Try and answer the following questions.

  • What is the relevant age of a child for offences under ss. 1 and 2 of the Child Abduction Act 1984?

  • What countries make up the United Kingdom?

  • You are explaining ‘appropriate consent’ to a colleague; what will you say?

  • When is the time period of one month relevant?

  • What are the defences to a charge under s. 1 of the Child Abduction Act 1984?

  • Who can commit an offence under s. 2 of the Child Abduction Act 1984?

  • What are the defences to a charge under s. 2 of the Child Abduction Act 1984?

  • What does the phrase ‘so as to remove from lawful control’ actually mean?

13.8 Multiple-Choice Questions

Answers to these questions can be found in the ‘Answers Section’ at the end of the book. All explanations also include a reference back to the Investigators’ Manual 2018.

1. COLETO has been divorced from his wife for several years. He is the father of three children by the relationship with his wife: Anthony (aged 16 years), Phillippa (aged 14 years) and Mark (aged 12 years). His wife has lawful custody of all three children.

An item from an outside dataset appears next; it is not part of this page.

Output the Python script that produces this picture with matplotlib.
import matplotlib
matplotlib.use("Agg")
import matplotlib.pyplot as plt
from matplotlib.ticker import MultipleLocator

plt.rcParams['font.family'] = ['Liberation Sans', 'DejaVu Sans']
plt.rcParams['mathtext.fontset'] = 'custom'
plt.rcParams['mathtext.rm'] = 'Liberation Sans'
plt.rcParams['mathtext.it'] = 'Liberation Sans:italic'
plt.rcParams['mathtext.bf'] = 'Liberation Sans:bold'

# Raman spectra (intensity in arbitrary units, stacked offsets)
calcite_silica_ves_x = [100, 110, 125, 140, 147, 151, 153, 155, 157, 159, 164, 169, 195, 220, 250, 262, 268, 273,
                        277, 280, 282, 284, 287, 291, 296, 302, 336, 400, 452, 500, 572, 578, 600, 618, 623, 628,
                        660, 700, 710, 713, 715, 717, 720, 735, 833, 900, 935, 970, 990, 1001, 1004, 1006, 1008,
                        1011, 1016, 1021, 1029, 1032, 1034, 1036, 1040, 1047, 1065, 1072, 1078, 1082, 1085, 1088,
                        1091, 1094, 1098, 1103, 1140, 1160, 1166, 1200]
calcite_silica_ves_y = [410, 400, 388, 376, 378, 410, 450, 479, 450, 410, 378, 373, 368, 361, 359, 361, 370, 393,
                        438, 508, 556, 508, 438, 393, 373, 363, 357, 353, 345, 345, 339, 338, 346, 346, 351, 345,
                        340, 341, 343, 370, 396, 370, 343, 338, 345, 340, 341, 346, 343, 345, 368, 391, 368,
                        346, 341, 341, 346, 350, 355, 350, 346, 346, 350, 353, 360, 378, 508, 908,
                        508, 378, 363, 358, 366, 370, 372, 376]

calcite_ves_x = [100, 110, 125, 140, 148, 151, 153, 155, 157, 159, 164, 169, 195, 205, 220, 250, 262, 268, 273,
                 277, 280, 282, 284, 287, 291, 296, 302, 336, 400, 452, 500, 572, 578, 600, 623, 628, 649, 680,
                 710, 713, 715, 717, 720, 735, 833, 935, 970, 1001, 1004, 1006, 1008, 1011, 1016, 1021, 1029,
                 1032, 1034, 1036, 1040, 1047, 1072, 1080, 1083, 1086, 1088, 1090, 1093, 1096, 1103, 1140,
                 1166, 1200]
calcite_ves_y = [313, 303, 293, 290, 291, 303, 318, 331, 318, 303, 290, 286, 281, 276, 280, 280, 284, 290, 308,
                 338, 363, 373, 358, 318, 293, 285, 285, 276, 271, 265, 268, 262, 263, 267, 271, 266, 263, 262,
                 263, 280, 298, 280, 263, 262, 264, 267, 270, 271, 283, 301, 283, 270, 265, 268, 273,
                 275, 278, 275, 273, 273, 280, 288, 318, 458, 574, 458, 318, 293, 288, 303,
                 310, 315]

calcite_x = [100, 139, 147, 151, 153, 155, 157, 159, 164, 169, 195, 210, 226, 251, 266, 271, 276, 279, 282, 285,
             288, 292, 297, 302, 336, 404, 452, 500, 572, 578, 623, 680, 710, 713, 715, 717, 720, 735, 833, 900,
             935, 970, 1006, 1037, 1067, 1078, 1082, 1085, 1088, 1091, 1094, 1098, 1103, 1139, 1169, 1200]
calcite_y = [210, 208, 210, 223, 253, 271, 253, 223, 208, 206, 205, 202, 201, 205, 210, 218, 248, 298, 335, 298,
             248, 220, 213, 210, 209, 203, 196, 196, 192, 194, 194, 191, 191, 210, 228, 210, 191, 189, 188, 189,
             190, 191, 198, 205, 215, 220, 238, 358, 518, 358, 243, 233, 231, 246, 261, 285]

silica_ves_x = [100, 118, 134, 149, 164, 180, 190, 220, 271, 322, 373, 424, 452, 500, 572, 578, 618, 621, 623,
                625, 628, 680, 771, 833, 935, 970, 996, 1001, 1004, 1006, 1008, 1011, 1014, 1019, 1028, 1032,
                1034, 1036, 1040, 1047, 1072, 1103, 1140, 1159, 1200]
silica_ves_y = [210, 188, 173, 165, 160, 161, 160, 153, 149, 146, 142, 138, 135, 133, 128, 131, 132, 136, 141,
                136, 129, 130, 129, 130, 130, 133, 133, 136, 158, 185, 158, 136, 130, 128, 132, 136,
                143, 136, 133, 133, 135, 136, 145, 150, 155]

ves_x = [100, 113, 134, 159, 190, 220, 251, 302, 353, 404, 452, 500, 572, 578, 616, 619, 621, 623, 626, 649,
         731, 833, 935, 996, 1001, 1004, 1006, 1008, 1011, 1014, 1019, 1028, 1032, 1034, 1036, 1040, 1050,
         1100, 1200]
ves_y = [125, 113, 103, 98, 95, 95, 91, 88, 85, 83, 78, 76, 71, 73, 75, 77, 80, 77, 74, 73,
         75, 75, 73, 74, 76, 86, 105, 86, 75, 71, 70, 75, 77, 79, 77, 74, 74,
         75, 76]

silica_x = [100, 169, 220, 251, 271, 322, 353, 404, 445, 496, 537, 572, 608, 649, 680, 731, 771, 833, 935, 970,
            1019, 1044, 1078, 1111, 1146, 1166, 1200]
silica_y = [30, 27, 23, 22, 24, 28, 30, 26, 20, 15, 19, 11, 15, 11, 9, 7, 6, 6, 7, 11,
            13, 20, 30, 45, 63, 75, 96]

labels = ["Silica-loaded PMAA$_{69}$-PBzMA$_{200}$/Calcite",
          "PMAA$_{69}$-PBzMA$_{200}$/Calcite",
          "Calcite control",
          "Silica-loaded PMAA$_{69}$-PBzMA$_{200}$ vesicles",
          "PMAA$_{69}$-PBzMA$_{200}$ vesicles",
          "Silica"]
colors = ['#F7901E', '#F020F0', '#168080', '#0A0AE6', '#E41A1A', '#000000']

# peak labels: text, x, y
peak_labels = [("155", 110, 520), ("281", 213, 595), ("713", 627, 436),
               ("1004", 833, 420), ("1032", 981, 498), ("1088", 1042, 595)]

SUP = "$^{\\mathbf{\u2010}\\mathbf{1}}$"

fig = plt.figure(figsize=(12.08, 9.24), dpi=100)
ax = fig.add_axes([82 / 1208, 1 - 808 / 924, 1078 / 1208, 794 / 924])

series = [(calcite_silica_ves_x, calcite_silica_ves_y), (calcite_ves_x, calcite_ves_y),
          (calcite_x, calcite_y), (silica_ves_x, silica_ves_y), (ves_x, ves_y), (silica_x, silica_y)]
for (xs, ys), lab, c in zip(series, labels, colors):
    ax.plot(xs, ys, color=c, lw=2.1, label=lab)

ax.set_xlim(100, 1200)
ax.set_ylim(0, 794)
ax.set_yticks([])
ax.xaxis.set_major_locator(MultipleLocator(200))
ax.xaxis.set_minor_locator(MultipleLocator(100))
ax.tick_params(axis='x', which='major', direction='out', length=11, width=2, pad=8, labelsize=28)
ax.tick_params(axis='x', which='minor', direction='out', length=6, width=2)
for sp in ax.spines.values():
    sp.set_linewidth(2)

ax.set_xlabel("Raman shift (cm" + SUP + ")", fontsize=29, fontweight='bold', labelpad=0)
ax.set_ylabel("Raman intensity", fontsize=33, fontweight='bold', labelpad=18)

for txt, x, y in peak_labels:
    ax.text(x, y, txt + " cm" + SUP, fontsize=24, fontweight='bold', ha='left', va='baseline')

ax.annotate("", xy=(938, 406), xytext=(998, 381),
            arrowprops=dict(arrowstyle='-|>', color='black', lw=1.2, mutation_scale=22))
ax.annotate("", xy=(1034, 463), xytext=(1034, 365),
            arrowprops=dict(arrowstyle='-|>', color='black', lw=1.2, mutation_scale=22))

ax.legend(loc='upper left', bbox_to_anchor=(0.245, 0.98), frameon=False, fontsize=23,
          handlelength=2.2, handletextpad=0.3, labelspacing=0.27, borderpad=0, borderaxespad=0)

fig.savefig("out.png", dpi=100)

COLETO takes all three children on a trip to Italy for six weeks, even though he knows his wife does not consent to the trip.

Considering the offence under s. 1 of the Child Abduction Act 1984 only, which of the following statements is correct?

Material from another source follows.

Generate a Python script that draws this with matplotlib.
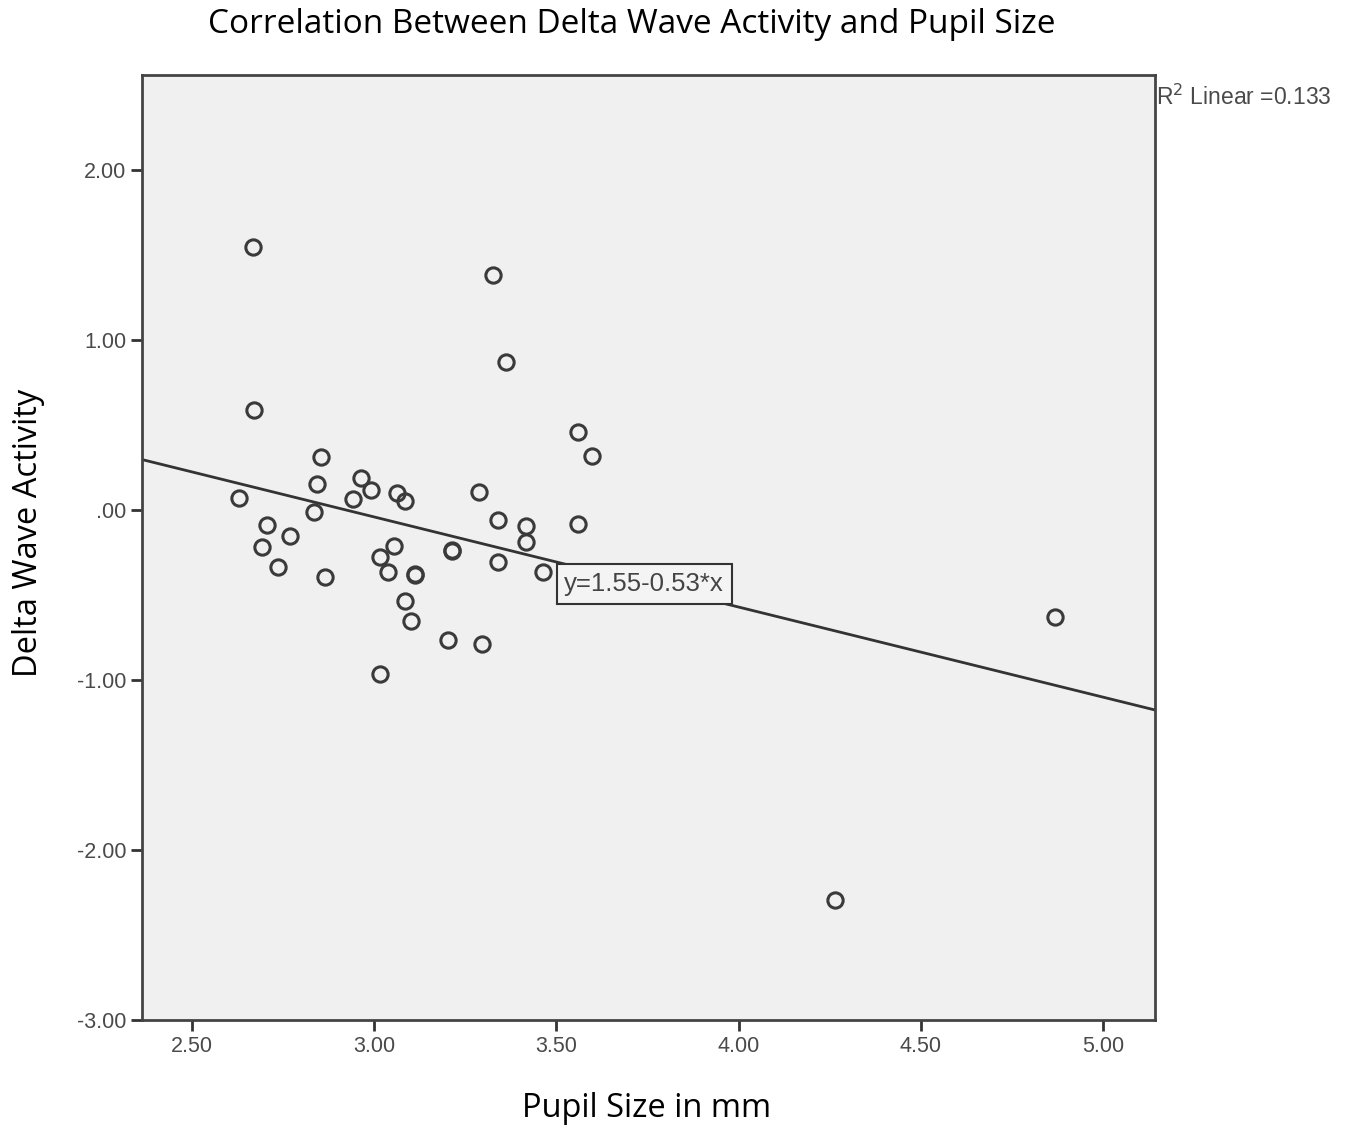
import matplotlib.pyplot as plt

# pupil size (mm) and delta wave activity
pupil = [2.667, 3.326, 3.361, 2.670, 2.854, 2.843, 2.964, 2.991, 2.942, 3.062,
         3.084, 2.629, 2.835, 2.706, 2.769, 2.692, 2.736, 2.865, 3.054, 3.016,
         3.038, 3.112, 3.112, 3.084, 3.101, 3.202, 3.296, 3.016, 3.213, 3.213,
         3.287, 3.340, 3.416, 3.416, 3.340, 3.463, 3.559, 3.597, 3.559, 4.868,
         4.264]
delta = [1.547, 1.382, 0.871, 0.588, 0.312, 0.153, 0.188, 0.118, 0.065, 0.100,
         0.053, 0.071, -0.012, -0.088, -0.153, -0.218, -0.335, -0.394, -0.212, -0.276,
         -0.365, -0.376, -0.380, -0.535, -0.653, -0.765, -0.788, -0.965, -0.235, -0.240,
         0.106, -0.059, -0.094, -0.188, -0.306, -0.365, 0.459, 0.318, -0.082, -0.629,
         -2.294]

intercept = 1.55
slope = -0.53
r2 = 0.133

xticks = [2.5, 3.0, 3.5, 4.0, 4.5, 5.0]
xticklabels = ['2.50', '3.00', '3.50', '4.00', '4.50', '5.00']
yticks = [-3, -2, -1, 0, 1, 2]
yticklabels = ['-3.00', '-2.00', '-1.00', '.00', '1.00', '2.00']

xmin, xmax = 2.363, 5.143
ymin, ymax = -3.0, 2.56

fig = plt.figure(figsize=(13.55, 11.28), dpi=100)
ax = fig.add_axes([0.1048, 0.0957, 0.7476, 0.8378])
ax.set_facecolor('#f0f0f0')

ax.plot(pupil, delta, 'o', markersize=11, markerfacecolor='none',
        markeredgecolor='#3a3a3a', markeredgewidth=2.2, zorder=3)

# fit line across the whole axis
ax.plot([xmin, xmax], [intercept + slope * xmin, intercept + slope * xmax],
        color='#333333', linewidth=2, zorder=2)

ax.text(3.522, -0.435, 'y=1.55-0.53*x', fontsize=18.5, family='Liberation Sans',
        color='#444444', va='center', ha='left', zorder=4,
        bbox=dict(facecolor='#f4f4f4', edgecolor='#333333', linewidth=1.5,
                  boxstyle='square,pad=0.3'))

ax.set_xlim(xmin, xmax)
ax.set_ylim(ymin, ymax)
ax.set_xticks(xticks)
ax.set_xticklabels(xticklabels)
ax.set_yticks(yticks)
ax.set_yticklabels(yticklabels)
ax.tick_params(direction='out', length=8, width=2, color='#333333',
               labelsize=15.5, labelcolor='#4a4a4a')
for lab in ax.get_xticklabels() + ax.get_yticklabels():
    lab.set_family('Liberation Sans')
for s in ax.spines.values():
    s.set_linewidth(2)
    s.set_color('#444444')

fig.text(0.4768, 0.0177, 'Pupil Size in mm', fontsize=23.5, family='Open Sans',
         ha='center', va='center')
fig.text(0.0207, 0.5275, 'Delta Wave Activity', fontsize=23.5, family='Open Sans',
         ha='center', va='center', rotation=90)
fig.text(0.4664, 0.978, 'Correlation Between Delta Wave Activity and Pupil Size',
         fontsize=24, family='Open Sans', ha='center', va='center')
fig.text(0.853, 0.914, 'R$^2$ Linear =0.133', fontsize=16.5, family='Liberation Sans',
         color='#4a4a4a', ha='left', va='center')

plt.savefig('out.png', dpi=100)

  1. A COLETO commits an offence with regard to all three children.

  2. B COLETO commits an offence with regard to Phillippa and Mark.

  3. C COLETO commits an offence with regard to Mark only.

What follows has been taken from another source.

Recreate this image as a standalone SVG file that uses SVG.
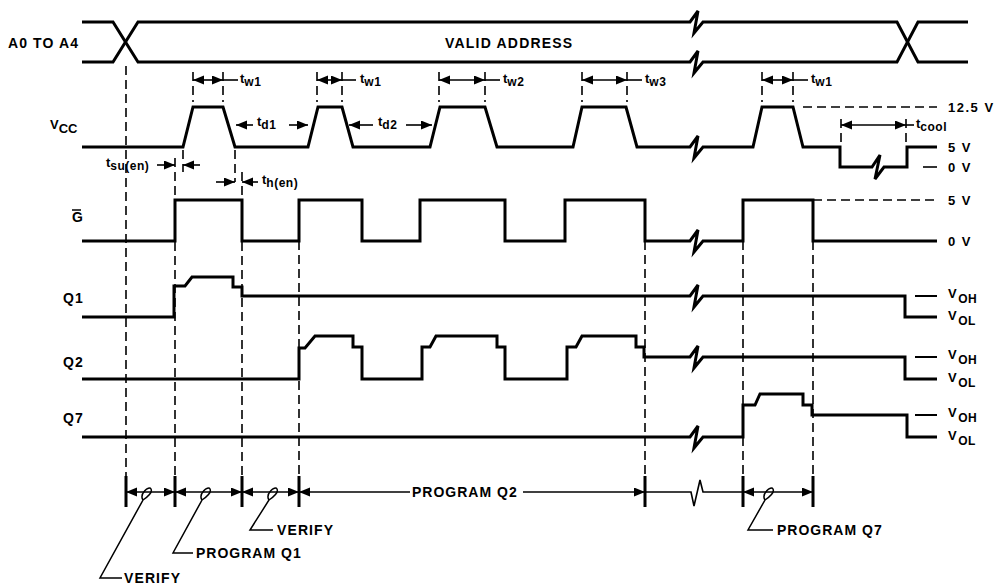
<svg xmlns="http://www.w3.org/2000/svg" width="1003" height="587" viewBox="0 0 1003 587">
<style>
.sig{fill:none;stroke:#000;stroke-width:3;stroke-linejoin:miter}
.dash{fill:none;stroke:#000;stroke-width:1.6;stroke-dasharray:9 5}
.dim{fill:none;stroke:#000;stroke-width:1.6}
.tick{fill:none;stroke:#000;stroke-width:3}
.thin{fill:none;stroke:#000;stroke-width:1.5}
.lbl{font-family:"Liberation Sans",Arial,sans-serif;font-weight:bold;font-size:14px;letter-spacing:1.1px;fill:#000}
.rl{font-family:"Liberation Sans",Arial,sans-serif;font-weight:bold;font-size:13px;letter-spacing:1.5px;fill:#000}
.t{font-family:"Liberation Sans",Arial,sans-serif;font-weight:bold;font-size:13px;fill:#000}
.sub{font-size:12px;letter-spacing:0.5px}
</style>
<defs>
<marker id="ah" markerUnits="userSpaceOnUse" markerWidth="12" markerHeight="10" refX="11" refY="4.5" orient="auto-start-reverse">
<path d="M0,0 L11,4.5 L0,9 z" fill="#000"/>
</marker>
</defs>
<rect width="1003" height="587" fill="#fff"/>

<!-- left labels -->
<g id="labels-left">
<text class="lbl" x="8" y="48">A0 TO A4</text>
<text class="t" x="50" y="129" style="font-size:13px">V<tspan dy="4" style="font-size:13px">CC</tspan></text>
<text class="lbl" x="72" y="222" style="letter-spacing:0">G</text>
<line x1="72" y1="210" x2="81" y2="210" stroke="#000" stroke-width="1.5"/>
<text class="lbl" x="63" y="303" style="letter-spacing:1px">Q1</text>
<text class="lbl" x="63" y="367" style="letter-spacing:1px">Q2</text>
<text class="lbl" x="63" y="423" style="letter-spacing:1px">Q7</text>
</g>

<!-- signals -->
<g id="sig-a0">
<path class="sig" d="M82,22 H113 L138,62 H690 L698,51 L694,73 L703,62 H897 L918,22 H968"/>
<path class="sig" d="M82,62 H113 L138,22 H690 L698,11 L694,33 L703,22 H897 L918,62 H968"/>
<text class="lbl" x="445" y="48" style="letter-spacing:1.2px">VALID ADDRESS</text>
</g>
<g id="sig-vcc">
<path class="sig" d="M82,147 H183 L193,107 H223 L235,147 H308 L318,107 H342 L353,147 H430 L440,107 H485 L497,147 H573 L582,107 H626 L637,147 H690 L698,136 L694,158 L703,147 H753 L762,107 H793 L803,147 H840 V167 H872 L880,155 L875,179 L884,167 H907 V147 H937"/>
<path class="dash" d="M803,107 H937"/>
<path class="dim" d="M923,167 H937"/>
</g>
<g id="sig-g">
<path class="sig" d="M82,241 H175 V200 H242 V241 H299 V200 H362 V241 H420 V200 H505 V241 H565 V200 H645 V241 H690 L698,230 L694,252 L703,241 H743 V200 H813 V241 H937"/>
<path class="dash" d="M813,200 H937"/>
</g>
<g id="sig-q1">
<path class="sig" d="M82,317 H174 V286 H185 L192,277 H233 V287 H242 V296 H690 L698,285 L694,307 L703,296 H905 V317 H937"/>
<path class="tick" style="stroke-width:2" d="M915,296 H937"/>
</g>
<g id="sig-q2">
<path class="sig" d="M82,379 H299 V348 H305 L315,336 H353 V347 H362 V379 H422 V347 H430 L436,336 H497 V347 H505 V379 H567 V347 H576 L582,336 H636 V347 H644 V357 H690 L698,346 L694,368 L703,357 H905 V379 H937"/>
<path class="tick" style="stroke-width:2" d="M915,357 H937"/>
</g>
<g id="sig-q7">
<path class="sig" d="M82,437 H690 L698,426 L694,448 L703,437 H743 V405 H755 L760,394 H803 V405 H812 V415 H907 V437 H937"/>
<path class="tick" style="stroke-width:2" d="M915,415 H937"/>
</g>

<!-- right level labels -->
<g id="labels-right">
<text class="rl" x="948" y="112">12.5 V</text>
<text class="rl" x="948" y="152">5 V</text>
<text class="rl" x="948" y="172">0 V</text>
<text class="rl" x="948" y="205">5 V</text>
<text class="rl" x="948" y="246">0 V</text>
<text class="rl" x="948" y="298">V<tspan dy="5" style="font-size:12px;letter-spacing:0.5px">OH</tspan></text>
<text class="rl" x="948" y="320">V<tspan dy="5" style="font-size:12px;letter-spacing:0.5px">OL</tspan></text>
<text class="rl" x="948" y="359">V<tspan dy="5" style="font-size:12px;letter-spacing:0.5px">OH</tspan></text>
<text class="rl" x="948" y="382">V<tspan dy="5" style="font-size:12px;letter-spacing:0.5px">OL</tspan></text>
<text class="rl" x="948" y="417">V<tspan dy="5" style="font-size:12px;letter-spacing:0.5px">OH</tspan></text>
<text class="rl" x="948" y="440">V<tspan dy="5" style="font-size:12px;letter-spacing:0.5px">OL</tspan></text>
</g>

<!-- connectors: dashed reference lines and dimension arrows -->
<g id="connectors">
<path class="dash" d="M126,66 V476"/>
<path class="dash" d="M175,158 V476"/>
<path class="dash" d="M183,150 V172"/>
<path class="dash" d="M235,150 V182"/>
<path class="dash" d="M242,172 V476"/>
<path class="dash" d="M299,241 V476"/>
<path class="dash" d="M645,241 V476"/>
<path class="dash" d="M743,241 V476"/>
<path class="dash" d="M813,241 V476"/>

<!-- tw ticks -->
<path class="dash" d="M193,72 V102 M223,72 V102 M317,72 V102 M342,72 V102 M439,72 V102 M485,72 V102 M582,72 V102 M627,72 V102 M762,72 V102 M793,72 V102 M841,119 V146 M906,119 V146"/>
<path class="dim" marker-start="url(#ah)" marker-end="url(#ah)" d="M193,80 H223"/>
<path class="dim" d="M223,80 H238"/>
<path class="dim" marker-start="url(#ah)" marker-end="url(#ah)" d="M317,80 H342"/>
<path class="dim" d="M342,80 H356"/>
<path class="dim" marker-start="url(#ah)" marker-end="url(#ah)" d="M439,80 H485"/>
<path class="dim" d="M485,80 H500"/>
<path class="dim" marker-start="url(#ah)" marker-end="url(#ah)" d="M582,80 H627"/>
<path class="dim" d="M627,80 H642"/>
<path class="dim" marker-start="url(#ah)" marker-end="url(#ah)" d="M762,80 H793"/>
<path class="dim" d="M793,80 H808"/>
<path class="dim" marker-start="url(#ah)" marker-end="url(#ah)" d="M841,125 H906"/>
<path class="dim" d="M906,125 H914"/>

<!-- td arrows -->
<path class="dim" marker-start="url(#ah)" d="M236,125 H253"/>
<path class="dim" marker-end="url(#ah)" d="M289,125 H308"/>
<path class="dim" marker-start="url(#ah)" d="M349,125 H373"/>
<path class="dim" marker-end="url(#ah)" d="M406,125 H432"/>

<!-- tsu / th -->
<path class="dim" marker-end="url(#ah)" d="M157,165 H175"/>
<path class="dim" marker-end="url(#ah)" d="M200,165 H183"/>
<path class="dim" marker-end="url(#ah)" d="M216,182 H235"/>
<path class="dim" marker-end="url(#ah)" d="M258,182 H242"/>

<!-- bottom timeline -->
<path class="tick" d="M126,476 V507 M175,476 V507 M242,476 V507 M299,476 V507 M645,476 V507 M743,476 V507 M813,476 V507"/>
<path class="dim" marker-start="url(#ah)" marker-end="url(#ah)" d="M126,492 H175"/>
<path class="dim" marker-start="url(#ah)" marker-end="url(#ah)" d="M175,492 H242"/>
<path class="dim" marker-start="url(#ah)" marker-end="url(#ah)" d="M242,492 H299"/>
<path class="dim" marker-start="url(#ah)" d="M299,492 H410"/>
<path class="dim" marker-end="url(#ah)" d="M523,492 H645"/>
<path class="dim" d="M645,492 H691 L694,506 L700,480 L703,492 H743"/>
<path class="dim" marker-start="url(#ah)" marker-end="url(#ah)" d="M743,492 H813"/>

<!-- leaders with loops -->
<path class="thin" d="M122,578 H100 L143,500 C139,494 149,485 151,489 C153,493 146,498 143,500"/>
<path class="thin" d="M193,553 H173 L202,500 C198,494 208,485 210,489 C212,493 205,498 202,500"/>
<path class="thin" d="M273,530 H250 L269,500 C265,494 275,485 277,489 C279,493 272,498 269,500"/>
<path class="thin" d="M773,530 H748 L765,500 C761,494 771,485 773,489 C775,493 768,498 765,500"/>
</g>

<!-- timing labels -->
<g id="timing-labels">
<text class="t" x="240" y="83">t<tspan class="sub" dy="3">w1</tspan></text>
<text class="t" x="360" y="83">t<tspan class="sub" dy="3">w1</tspan></text>
<text class="t" x="503" y="83">t<tspan class="sub" dy="3">w2</tspan></text>
<text class="t" x="645" y="83">t<tspan class="sub" dy="3">w3</tspan></text>
<text class="t" x="811" y="83">t<tspan class="sub" dy="3">w1</tspan></text>
<text class="t" x="257" y="126">t<tspan class="sub" dy="3">d1</tspan></text>
<text class="t" x="378" y="126">t<tspan class="sub" dy="3">d2</tspan></text>
<text class="t" x="916" y="128">t<tspan class="sub" dy="3">cool</tspan></text>
<text class="t" x="106" y="167">t<tspan class="sub" dy="3">su(en)</tspan></text>
<text class="t" x="262" y="184">t<tspan class="sub" dy="3">h(en)</tspan></text>
</g>

<!-- bottom labels -->
<g id="labels-bottom">
<text class="lbl" x="412" y="497" style="letter-spacing:1px">PROGRAM Q2</text>
<text class="lbl" x="124" y="583">VERIFY</text>
<text class="lbl" x="196" y="558" style="letter-spacing:1px">PROGRAM Q1</text>
<text class="lbl" x="277" y="535">VERIFY</text>
<text class="lbl" x="777" y="535" style="letter-spacing:1px">PROGRAM Q7</text>
</g>
</svg>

  4. D COLETO does not commit an offence because he is the father of the children.

Answer _____________________________

2. LEE (who is 12 years old) is playing in a park with a group of friends (his parents are not present in the park). CURTIS (who is 18 years old) approaches LEE and asks him to help him search for his lost wallet (this is a lie as CURTIS’s real motive is to sexually assault LEE). LEE agrees and looks behind several bushes in another part of the park along with CURTIS. LEE becomes bored and tells CURTIS he is going back to continue playing with his friends. CURTIS tries to persuade LEE to stay with him, but LEE pays no attention and walks off.

Has CURTIS committed an offence of child abduction under s. 2 of the Child Abduction Act 1984 (person not connected with a child)?

  1. A Yes, because CURTIS has removed LEE from his parents’ lawful control.

  2. B No, CURTIS has not used force or tried to physically restrain LEE.

  3. C Yes, but only because CURTIS has an ulterior motive in mind.

  4. D No, because LEE consented to accompany CURTIS.

Answer _____________________________

3. Fifteen months ago PELL had a sexual relationship with DAY but then the two split up. Some time later, PELL discovers that DAY has a six-month-old daughter and, because PELL knows that DAY is a loner and very rarely has any relationships, he believes that the child is his. PELL is mistaken in this belief. Although PELL asks, DAY repeatedly refuses to let PELL near her child. One afternoon when DAY is pushing the child in a pram, PELL approaches mother and child and grabs hold of the child. PELL holds on to the child for several minutes before giving her back to DAY.

Considering the offence under s. 2 of the Child Abduction Act 1984 only, which of the following statements is correct?

  1. A In these circumstances PELL commits the offence, as he is not the father of the child.

  2. B PELL commits an offence but would have a defence if he believes, on reasonable grounds, that he is the father of the child.

  3. C The only defence is that at the time of the offence the defendant believes the child has attained the age of 16.

  4. D PELL does not commit the offence because he did not remove the child from DAY’s lawful control.